At the beginning of the piece - hailed as "a shocking and titillating sensation" by the New York Times when it was first staged in 1970 - we find crude-talking Miss Cherry (Elizabeth Perry) lounging in her pink boudoir in her negligee, engrossed in an erotic novel she has plucked from the piles that lap at the foot of her bed.

One distinctly pornographic - and distasteful - scenario serves to underline, rather than counteract, Miss Cherry's own sexual frustration.

With her wealthy husband absent, she can only get her thrills by taunting her effeminate servant Wong, her mute masseur and Chunky Puke, a salesman with a suitcase full of titles like Moist Dungeon.

Civil war seems to have broken out in the unnamed American city outside, and before long a bleeding, bearded, rifle-wielding maniac called Geez storms this "castle" of bourgeois ennui and holds its princess hostage.
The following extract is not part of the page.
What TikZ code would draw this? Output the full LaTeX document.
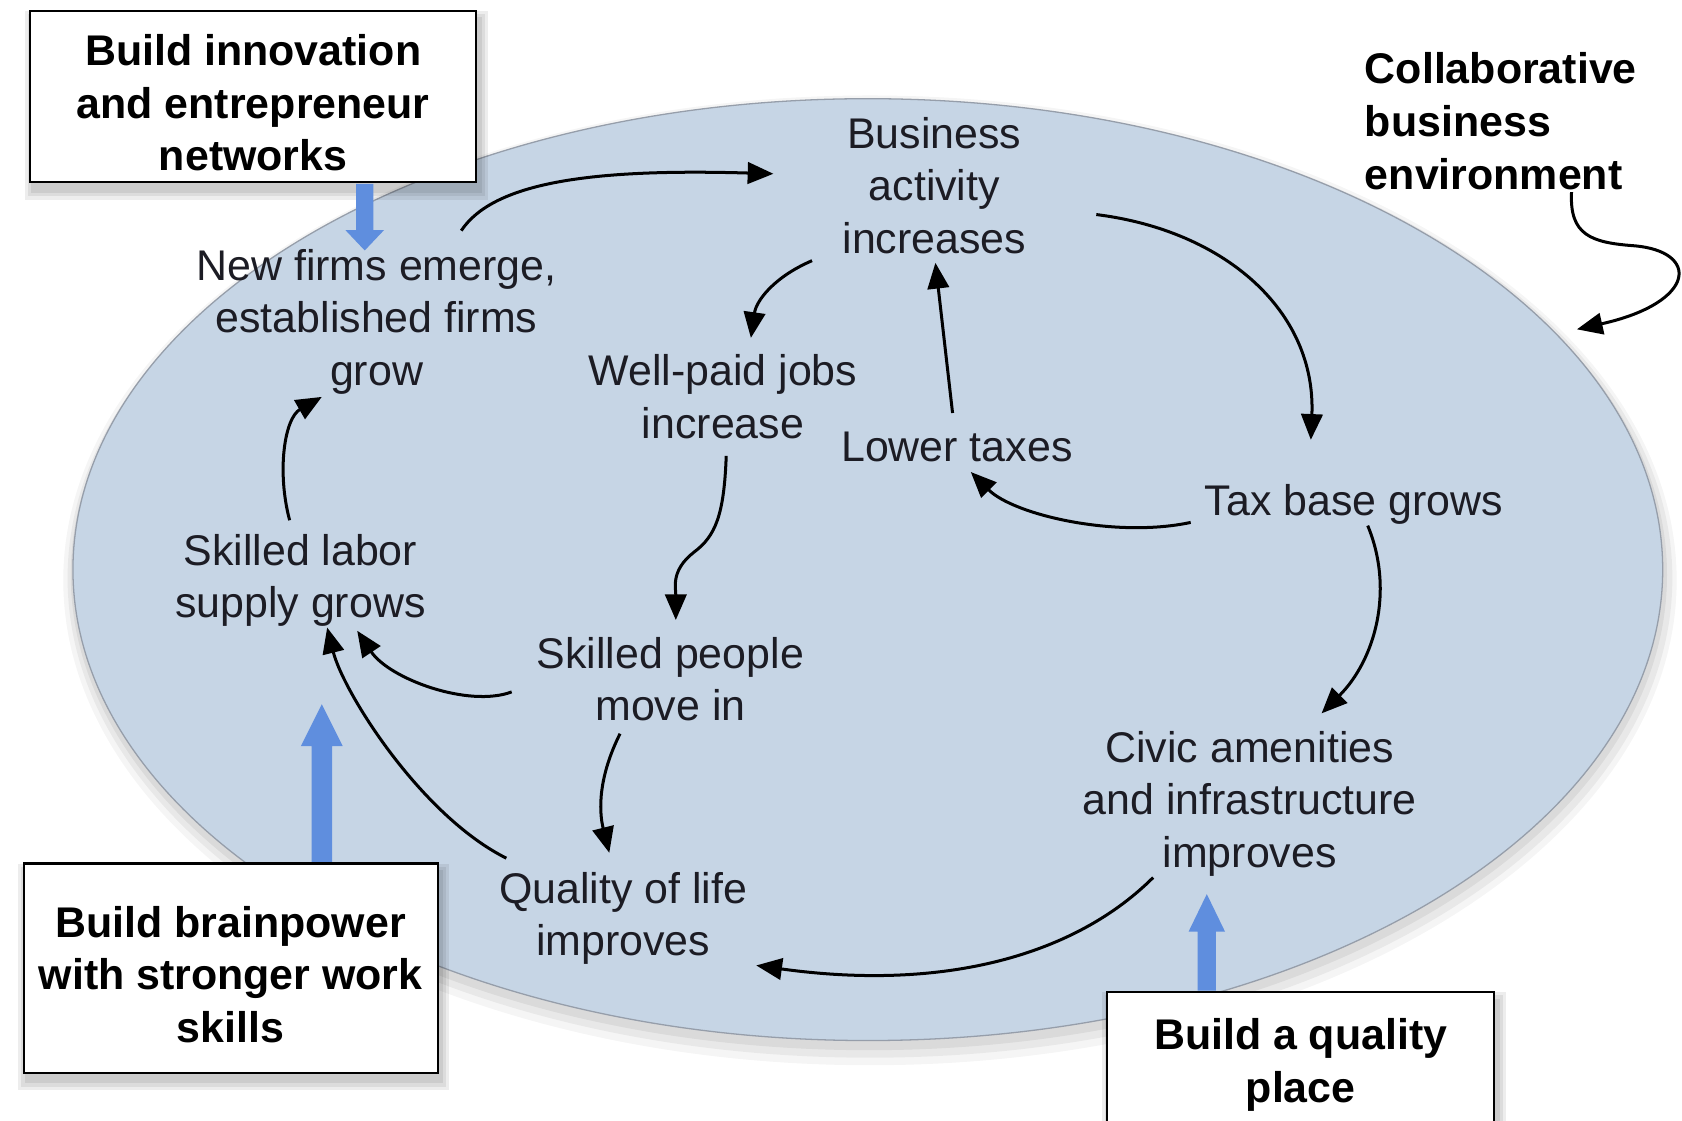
\documentclass[tikz,border=0pt]{standalone}
\usepackage{fontspec}
\setmainfont{Liberation Sans}
\usetikzlibrary{arrows.meta,calc}
\definecolor{ellfill}{RGB}{198,213,229}
\definecolor{elledge}{RGB}{150,158,170}
\definecolor{bluearr}{RGB}{95,142,222}
\definecolor{txt}{RGB}{28,28,36}
\tikzset{
  lbl/.style={align=center,text=txt,inner sep=0pt,font=\fontsize{20}{24.5}\selectfont},
  policy/.style={draw=black,line width=1pt,fill=white,inner sep=0pt},
  policytext/.style={align=center,inner sep=0pt,font=\bfseries\fontsize{20}{24.5}\selectfont},
  arr/.style={line width=1.4pt,draw=black,-{Triangle[length=12pt,width=10pt]}},
  blk/.style={fill=bluearr},
  shd/.style={fill=black,opacity=0.07}
}
\begin{document}
\begin{tikzpicture}[x=0.5pt,y=-0.5pt]
\useasboundingbox (0,0) rectangle (1568,1045);
\fill[white] (0,0) rectangle (1568,1045);
% ellipse shadow
\fill[black,opacity=0.04] (811,541) ellipse [x radius=752,y radius=452];
\fill[black,opacity=0.05] (811,539) ellipse [x radius=748,y radius=447];
\fill[black,opacity=0.06] (810,536) ellipse [x radius=744,y radius=443];
% ellipse
\filldraw[fill=ellfill,draw=elledge,line width=0.6pt] (809,531) ellipse [x radius=741,y radius=439];
\coordinate (envpt) at (1470,307);

% text nodes
\node[lbl] (biz) at (871,173) {Business\\activity\\increases};
\node[lbl] (nf)  at (351,300) {New firms emerge,\\established firms\\grow};
\node[lbl] (wp)  at (674,370) {Well-paid jobs\\increase};
\node[lbl] (lt)  at (892,417) {Lower taxes};
\node[lbl] (tb)  at (1262,470) {Tax base grows};
\node[lbl] (sl)  at (280,541) {Skilled labor\\supply grows};
\node[lbl] (sp)  at (625,633) {Skilled people\\move in};
\node[lbl] (civ) at (1165,749) {Civic amenities\\and infrastructure\\improves};
\node[lbl] (ql)  at (581,856) {Quality of life\\improves};
\node[anchor=west,align=left,inner sep=0pt,font=\bfseries\fontsize{20}{24.5}\selectfont] (collab) at (1272,113) {Collaborative\\business\\environment};

% box shadows
\foreach \r in {2,5,8}{
  \fill[shd] (28-\r+3,10-\r+8) rectangle (444+\r+3,170+\r+8);
  \fill[shd] (22-\r+3,805-\r+8) rectangle (408+\r+3,1000+\r+8);
  \fill[shd] (1032-\r+3,925-\r+8) rectangle (1393+\r+3,1080+\r+8);
}
% policy boxes
\node[policy,minimum width=208pt,minimum height=80pt] (bA) at (236,90) {};
\node[policytext] (tA) at ($(bA)+(0,6)$) {Build innovation\\and entrepreneur\\networks};
\node[policy,minimum width=193pt,minimum height=97.5pt] (bB) at (215,902.5) {};
\node[policytext] (tB) at ($(bB)+(0,6)$) {Build brainpower\\with stronger work\\skills};
\node[policy,minimum width=180.5pt,minimum height=67.5pt] (bC) at (1212.5,992.5) {};
\node[policytext] (tC) at ($(bC)+(0,0)$) {Build a quality\\place};

% blue block arrows
\coordinate (ba) at ($(bA.south)+(104,0.5)$);
\fill[blk] (ba) ++(-8,0) -- ++(0,43) -- ++(-10,0) -- ++(18,19) -- ++(18,-19) -- ++(-10,0) -- ++(0,-43) -- cycle;
\coordinate (bb) at ($(bB.north)+(85,-0.5)$);
\fill[blk] (bb) ++(-9.5,0) -- ++(0,-108) -- ++(-10,0) -- ++(19.5,-39) -- ++(19.5,39) -- ++(-10,0) -- ++(0,108) -- cycle;
\coordinate (bc) at ($(bC.north)+(-87.5,-0.5)$);
\fill[blk] (bc) ++(-8.5,0) -- ++(0,-55) -- ++(-8.5,0) -- ++(17,-35) -- ++(17,35) -- ++(-8.5,0) -- ++(0,55) -- cycle;

% causal arrows
\draw[arr] ($(nf)+(79,-85)$) .. controls +(30,-45) and +(-170,-5) .. ($(biz)+(-150,-11)$);
\draw[arr] ($(biz)+(151,27)$) .. controls +(120,15) and +(5,-120) .. ($(tb)+(-40,-60)$);
\draw[arr] ($(tb)+(-152,17)$) .. controls +(-70,15) and +(40,40) .. ($(lt)+(13,23)$);
\draw[arr] ($(lt)+(-4,-32)$) -- ($(biz)+(1,72)$);
\draw[arr] ($(biz)+(-114,70)$) .. controls +(-35,15) and +(5,-35) .. ($(wp)+(26,-55)$);
\draw[arr] ($(wp)+(3,55)$) .. controls +(-2,55) and +(20,-15) .. ($(wp)!0.55!(sp)$) .. controls +(-22,17) and +(0,-30) .. ($(sp)+(5,-55)$);
\draw[arr] ($(tb)+(13,20)$) .. controls +(25,60) and +(50,-50) .. ($(civ)+(67,-84)$);
\draw[arr] ($(civ)+(-90,69)$) .. controls +(-70,70) and +(180,25) .. ($(ql)+(124,44)$);
\draw[arr] ($(sp)+(-148,12)$) .. controls +(-40,15) and +(30,45) .. ($(sl)+(53,47)$);
\draw[arr] ($(ql)+(-109,-56)$) .. controls +(-80,-40) and +(15,60) .. ($(sl)+(25,44)$);
\draw[arr] ($(sp)+(-47,51)$) .. controls +(-20,40) and +(-10,-40) .. ($(ql)+(-13,-61)$);
\draw[arr] ($(sl)+(-10,-56)$) .. controls +(-12,-45) and +(-35,20) .. ($(nf)+(-51,70)$);
\draw[arr] ($(collab.south west)+(193,2)$) .. controls +(-2,40) and +(-40,-3) .. ++(58,50) .. controls +(62,5) and +(112,-25) .. (envpt);
\end{tikzpicture}
\end{document}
Sex is the last thing on his mind.

Director Matthew Gray and his cast successfully bring out the humour in Shepard's dream-like meeting between the haves and have-nots, and the fantasies that sustain them.

Geez is a typical Shepard male, albeit with hints of the demented Vietnam veteran about him: a dysfunctional soul, in limbo between the wild west of Hollywood and dreams of sexy, rock'n'roll suicide. However, having set up the situation, the dialogue fails to deliver real tension, even when Cherry's capitalist pig of a husband shows ("You're being screwed up the arse by your own life," he is told).

The most captivating section of the play proves to be the slow, silent Balinese dance performed by Mavin Khoo's liberated Wong, the closest any of the characters gets to the throes of ecstasy.

Shepard went to London in search of inspiration the year after Shaved Splits was staged and you can see him running out of gas here. That it's taken this long to reach us is no great wonder. For Shepard enthusiasts, then. Or readers of Penthouse.